THE EXERCISE: Only the lines from the top of the listing below to the line that has "300, 350, 400];" should be echoed, with both ends kept and pictures left out.

↓

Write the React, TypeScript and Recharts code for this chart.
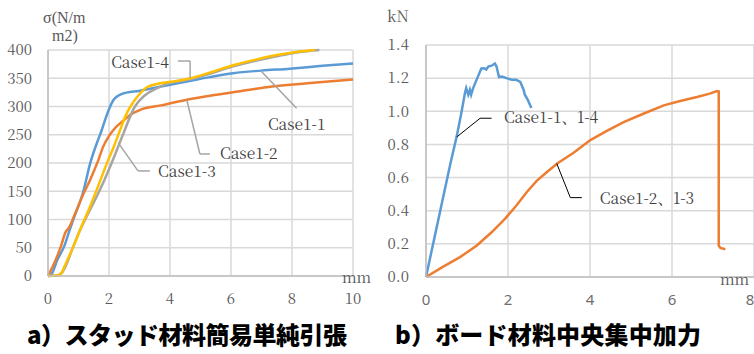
import React from "react";
import {
  LineChart,
  Line,
  XAxis,
  YAxis,
  CartesianGrid,
  ReferenceLine,
  ReferenceDot,
} from "recharts";

// ---- Left chart: stud material tension (σ vs mm) ----
const leftXTicks = [0, 2, 4, 6, 8, 10];
const leftYTicks = [0, 50, 100, 150, 200, 250, 300, 350, 400];

const case11: [number, number][] = [
  [0, 0], [0.1, 2], [0.3, 28], [0.55, 55], [0.7, 80], [0.83, 100], [1.16, 150],
  [1.38, 199], [1.6, 235], [1.76, 258], [1.87, 276], [2.0, 295], [2.14, 311],
  [2.3, 319], [2.41, 322], [3.02, 328], [3.67, 335], [4.55, 344], [5.3, 352],
  [6.07, 359], [7.0, 363.5], [7.93, 367], [9.0, 372], [10, 376],
];
const case12: [number, number][] = [
  [0, 0], [0.2, 22], [0.42, 52], [0.58, 78], [0.68, 85], [0.9, 112], [1.16, 145],
  [1.38, 170], [1.65, 205], [1.81, 229], [2.03, 250], [2.2, 262], [2.47, 275],
  [2.69, 285], [3.02, 294], [3.7, 302], [4.55, 312], [5.41, 320], [6.3, 327],
  [7.17, 334], [8.5, 341], [10, 348],
];
const case13: [number, number][] = [
  [0, 0], [0.3, 1], [0.45, 5], [0.6, 20], [0.8, 48], [1.0, 75], [1.2, 98],
  [1.5, 130], [1.85, 170], [2.2, 215], [2.47, 252], [2.85, 300], [3.18, 320],
  [3.56, 332], [3.9, 340], [4.66, 348], [5.3, 358], [6.07, 371], [6.8, 381],
  [7.5, 389], [8.2, 396], [8.9, 400],
];
const case14: [number, number][] = [
  [0, 0], [0.3, 1], [0.45, 6], [0.55, 18], [0.65, 30], [0.83, 52], [1.1, 88],
  [1.38, 123], [1.65, 160], [1.92, 198], [2.15, 228], [2.36, 258], [2.6, 290],
  [2.8, 308], [3.02, 323], [3.24, 334], [3.67, 341], [4.2, 345], [4.66, 350],
  [5.3, 360], [6.07, 373], [6.8, 383], [7.5, 391], [8.2, 397], [8.75, 400],
];

// ---- Right chart: board material central load (kN vs mm) ----
const rightXTicks = [0, 2, 4, 6, 8];
const rightYTicks = [0, 0.2, 0.4, 0.6, 0.8, 1.0, 1.2, 1.4];

const case11_14: [number, number][] = [
  [0, 0], [0.2, 0.23], [0.4, 0.46], [0.6, 0.69], [0.75, 0.85], [0.87, 1.0],
  [0.95, 1.11], [0.98, 1.14], [1.03, 1.1], [1.07, 1.13], [1.1, 1.1], [1.15, 1.14],
  [1.25, 1.2], [1.35, 1.258], [1.42, 1.26], [1.47, 1.252], [1.52, 1.27],
  [1.6, 1.275], [1.68, 1.288], [1.72, 1.27], [1.78, 1.207], [1.85, 1.21],
  [2.0, 1.197], [2.1, 1.19], [2.2, 1.19], [2.3, 1.177], [2.38, 1.13],
  [2.41, 1.1], [2.48, 1.07], [2.57, 1.02],
];
const case12_13: [number, number][] = [
  [0, 0], [0.4, 0.06], [0.83, 0.12], [1.24, 0.19], [1.6, 0.27], [1.93, 0.352],
  [2.2, 0.43], [2.46, 0.513], [2.7, 0.58], [2.95, 0.634], [3.2, 0.685],
  [3.6, 0.75], [4.0, 0.825], [4.4, 0.88], [4.82, 0.935], [5.3, 0.985],
  [5.8, 1.036], [6.2, 1.062], [6.61, 1.086], [6.9, 1.105], [7.1, 1.122],
  [7.14, 1.12], [7.14, 0.19], [7.18, 0.175], [7.3, 0.168],
];

const toRows = (pts: [number, number][]) => pts.map(([x, y]) => ({ x, y }));

const BLUE = "#5B9BD5";
const ORANGE = "#ED7D31";
const GREY = "#A5A5A5";
const YELLOW = "#FFC000";
const GRID = "#d9d9d9";
const TICK = "#595959";
const SERIF = "'Noto Serif CJK JP', 'Liberation Serif', serif";
const TIGHT_SERIF = "'Liberation Serif', serif";
const SANS = "'Noto Sans', sans-serif";
const GOTHIC = "'Noto Sans CJK JP', sans-serif";

const makeTick = (family: string, size: number, color: string, fmt?: (v: number) => string) => (p: any) => {
  const { x, y, payload, textAnchor, verticalAnchor } = p;
  const v = payload.value as number;
  const dy = verticalAnchor === "start" ? "0.71em" : "0.355em";
  return (
    <text x={x} y={y} dy={dy} textAnchor={textAnchor} fill={color} style={{ fontFamily: family, fontSize: size }}>
      {fmt ? fmt(v) : String(v)}
    </text>
  );
};

const labelShape = (text: string) => (p: any) => (
  <text x={p.cx} y={p.cy} fill="#404040" style={{ fontFamily: SERIF, fontSize: 15.5 }}>
    {text}
  </text>
);

const seg = (x1: number, y1: number, x2: number, y2: number, color: string, w: number, key: string) => (
  <ReferenceLine
    key={key}
    segment={[{ x: x1, y: y1 }, { x: x2, y: y2 }]}
    stroke={color}
    strokeWidth={w}
    ifOverflow="visible"
  />
);

export default function App() {
  return (
    <div style={{ position: "absolute", left: 0, top: 0, width: 754, height: 354, background: "#fff", overflow: "hidden" }}>
      <div style={{ position: "absolute", left: 0, top: 0 }}>
        <LineChart width={377} height={330} margin={{ top: 50, right: 24, bottom: 30, left: 0 }}>
          <CartesianGrid stroke={GRID} strokeWidth={1.5} />
          <XAxis
            type="number"
            dataKey="x"
            domain={[0, 10]}
            ticks={leftXTicks}
            height={24}
            tickSize={0}
            tickMargin={17}
            tick={makeTick(SERIF, 15, TICK)}
            stroke="#bfbfbf"
            strokeWidth={1.5}
          />
          <YAxis
            type="number"
            dataKey="y"
            domain={[0, 400]}
            ticks={leftYTicks}
            width={48}
            tickSize={0}
            tickMargin={16}
            tick={makeTick(SERIF, 15, TICK)}
            stroke="#bfbfbf"
            strokeWidth={1.5}
          />
          <Line data={toRows(case11)} dataKey="y" type="monotone" stroke={BLUE} strokeWidth={2.5} dot={false} isAnimationActive={false} />
          <Line data={toRows(case12)} dataKey="y" type="monotone" stroke={ORANGE} strokeWidth={2.5} dot={false} isAnimationActive={false} />
          <Line data={toRows(case13)} dataKey="y" type="monotone" stroke={GREY} strokeWidth={2.5} dot={false} isAnimationActive={false} />
          <Line data={toRows(case14)} dataKey="y" type="monotone" stroke={YELLOW} strokeWidth={2.5} dot={false} isAnimationActive={false} />
          {seg(4.26, 380.5, 4.66, 380.5, GREY, 1.5, "l4a")}
          {seg(4.66, 380.5, 4.66, 350.4, GREY, 1.5, "l4b")}
          {seg(8.15, 297, 7.0, 362, GREY, 1.5, "l1a")}
          {seg(5.31, 216, 4.98, 216, GREY, 1.5, "l2a")}
          {seg(4.98, 216, 4.55, 312, GREY, 1.5, "l2b")}
          {seg(3.34, 186, 2.95, 186, GREY, 1.5, "l3a")}
          {seg(2.95, 186, 2.3, 236, GREY, 1.5, "l3b")}
          <ReferenceDot x={2.07} y={368} r={0} shape={labelShape("Case1-4")} />
          <ReferenceDot x={7.21} y={258} r={0} shape={labelShape("Case1-1")} />
          <ReferenceDot x={5.64} y={207} r={0} shape={labelShape("Case1-2")} />
          <ReferenceDot x={3.61} y={175} r={0} shape={labelShape("Case1-3")} />
        </LineChart>
      </div>
      <div style={{ position: "absolute", left: 377, top: 0 }}>
        <LineChart width={377} height={330} margin={{ top: 45, right: 0, bottom: 30, left: 0 }}>
          <CartesianGrid stroke={GRID} strokeWidth={1.5} />
          <XAxis
            type="number"
            dataKey="x"
            domain={[0, 8]}
            ticks={rightXTicks}
            height={23}
            tickSize={0}
            tickMargin={17}
            tick={makeTick(SANS, 15, "#6e6e6e")}
            stroke="#bfbfbf"
            strokeWidth={1.5}
          />
          <YAxis
            type="number"
            dataKey="y"
            domain={[0, 1.4]}
            ticks={rightYTicks}
            width={49}
            tickSize={0}
            tickMargin={17}
            tick={makeTick(SERIF, 15, TICK, (v) => v.toFixed(1))}
            stroke="#bfbfbf"
            strokeWidth={1.5}
          />
          <Line data={toRows(case11_14)} dataKey="y" type="linear" stroke={BLUE} strokeWidth={2.5} dot={false} isAnimationActive={false} />
          <Line data={toRows(case12_13)} dataKey="y" type="linear" stroke={ORANGE} strokeWidth={2.5} dot={false} isAnimationActive={false} />
          {seg(1.6, 0.958, 1.32, 0.958, "#000", 1, "r1a")}
          {seg(1.32, 0.958, 0.75, 0.845, "#000", 1, "r1b")}
          {seg(3.8, 0.479, 3.52, 0.479, "#000", 1, "r2a")}
          {seg(3.52, 0.479, 3.19, 0.684, "#000", 1, "r2b")}
          <ReferenceDot x={1.9} y={0.928} r={0} shape={labelShape("Case1-1、1-4")} />
          <ReferenceDot x={4.24} y={0.439} r={0} shape={labelShape("Case1-2、1-3")} />
        </LineChart>
      </div>
      <svg width={754} height={354} style={{ position: "absolute", left: 0, top: 0, pointerEvents: "none" }}>
        <text x={43} y={23} fill={TICK} style={{ fontFamily: TIGHT_SERIF, fontSize: 16 }}>σ(N/m</text>
        <text x={52} y={41} fill={TICK} style={{ fontFamily: TIGHT_SERIF, fontSize: 16 }}>m2)</text>
        <text x={342} y={283} fill={TICK} style={{ fontFamily: SERIF, fontSize: 15 }}>mm</text>
        <text x={387} y={22} fill={TICK} style={{ fontFamily: SERIF, fontSize: 15.5 }}>kN</text>
        <text x={720} y={285} fill={TICK} style={{ fontFamily: SERIF, fontSize: 15 }}>mm</text>
        <text x={27} y={344} fill="#000" style={{ fontFamily: GOTHIC, fontWeight: 900, fontSize: 24 }} textLength={320} lengthAdjust="spacing">a）スタッド材料簡易単純引張</text>
        <text x={395} y={344} fill="#000" style={{ fontFamily: GOTHIC, fontWeight: 900, fontSize: 24 }} textLength={306} lengthAdjust="spacing">b）ボード材料中央集中加力</text>
      </svg>
    </div>
  );
}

↑

FINAL RESULT:
Write the React, TypeScript and Recharts code for this chart.
import React from "react";
import {
  LineChart,
  Line,
  XAxis,
  YAxis,
  CartesianGrid,
  ReferenceLine,
  ReferenceDot,
} from "recharts";

// ---- Left chart: stud material tension (σ vs mm) ----
const leftXTicks = [0, 2, 4, 6, 8, 10];
const leftYTicks = [0, 50, 100, 150, 200, 250, 300, 350, 400];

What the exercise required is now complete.